Untuk mewujudkan pertumbuhan berkualitas dan berkelanjutan, tak ada salahnya terbuka terhadap cara baru melihat pertumbuhan. Apalagi, pembangunan harus memanfaatkan sumber daya alam berkelanjutan dan bersifat inklusif.
Oleh
Redaksi
·2 menit baca
Pemerintah merespons dampak negatif pandemi dengan menyegerakan pencairan dana APBN. Kita menginginkan terjadi pertumbuhan berkualitas.
Presiden Joko Widodo mendorong agar pencairan Anggaran Pendapatan dan Belanja Negara (APBN) 2021 dapat dilaksanakan segera, seperti pemberian bantuan sosial dan pelaksanaan pembangunan infrastruktur pada Januari ini.

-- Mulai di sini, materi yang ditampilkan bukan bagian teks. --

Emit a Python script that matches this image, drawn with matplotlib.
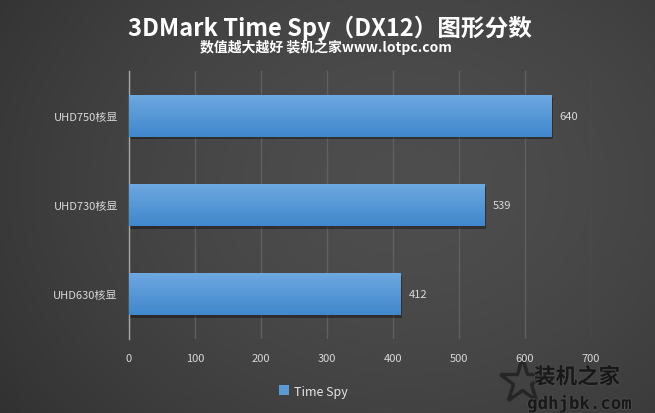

Merespons situasi pandemi, pemerintah memperbesar defisit APBN tahun 2021 menjadi 5,7 persen dari produk domestik bruto (PDB). Defisit anggaran sebelum terjadi pandemi sebesar maksimum 3 persen.
Dalam pemulihan ekonomi, pemerintah menggunakan target pertumbuhan sebagai ukuran; tahun ini sebesar 4-5,5 persen. Pada sisi lain, pandemi Covid-19 mengubah banyak hal, mulai dari cara bekerja dan berbisnis yang kian mengandalkan internet hingga perdagangan dan lalu lintas manusia antarnegara. Karena itu, banyak ahli berpendapat perlu ada cara baru untuk sintas, terutama ketika tujuan pemulihan ekonomi adalah kesejahteraan masyarakat.
Pertumbuhan ekonomi berdasarkan PDB menjadi ukuran yang paling banyak dipakai. PDB tidak persis menggambarkan kesejahteraan masyarakat. Tiga ekonom, yakni Joseph Stiglitz, Amartya Sen, dan Jean-Paul Fitoussi, dalam Mengukur Kesejahteraan (2011, terjemahan), mengajukan tesis PDB bukan cara tepat mengukur kesejahteraan. Meskipun pandangan itu muncul jauh sebelum pandemi Covid-19, pendapat mereka tetap relevan.
Ketiganya mengusulkan untuk memperhitungkan juga pendapatan dan konsumsi selain produksi. Pendapatan dan konsumsi rumah tangga yang dapat menggambarkan layanan pemerintah, seperti kesehatan dan pendidikan; memperhatikan distribusi pendapatan selain konsumsi dan kekayaan semua kelompok masyarakat; mengukur aktivitas nonpasar, seperti layanan yang diproduksi rumah tangga untuk digunakan sendiri; dan memperhitungkan pendapatan dan konsumsi masyarakat dan kekayaan negara, berupa modal fisik, alam, manusia dan sosial untuk memperkirakan keberlanjutan.
Saat ini prioritas pemulihan ekonomi adalah membantu kelompok masyarakat paling rentan. Namun, untuk pertumbuhan berkualitas dan berkelanjutan, tidak ada salahnya terbuka terhadap cara baru melihat pertumbuhan. Apalagi, ke depan, pembangunan dituntut harus memanfaatkan sumber daya alam berkelanjutan, inklusif dengan mengikutsertakan semua, dan bertumpu pada sumber daya manusia.
Seperti juga diadvokasikan ekonom Abhijit V Banarjee dan Esther Duflo dalam Good Economics for Hard Times (2019), PDB bukan satu-satunya ukuran pertumbuhan seperti diperlihatkan pengalaman negara kaya. Penting mengalokasikan anggaran secara tepat sasaran dengan memberikan perhatian pada kelompok paling rentan dan membutuhkan.
Dalam konteks Indonesia, pemulihan ekonomi haruslah memenuhi amanat Undang-Undang Dasar 1945, yaitu mencapai masyarakat adil dan makmur dan itu harus tecermin dalam indikator pertumbuhan berkualitas.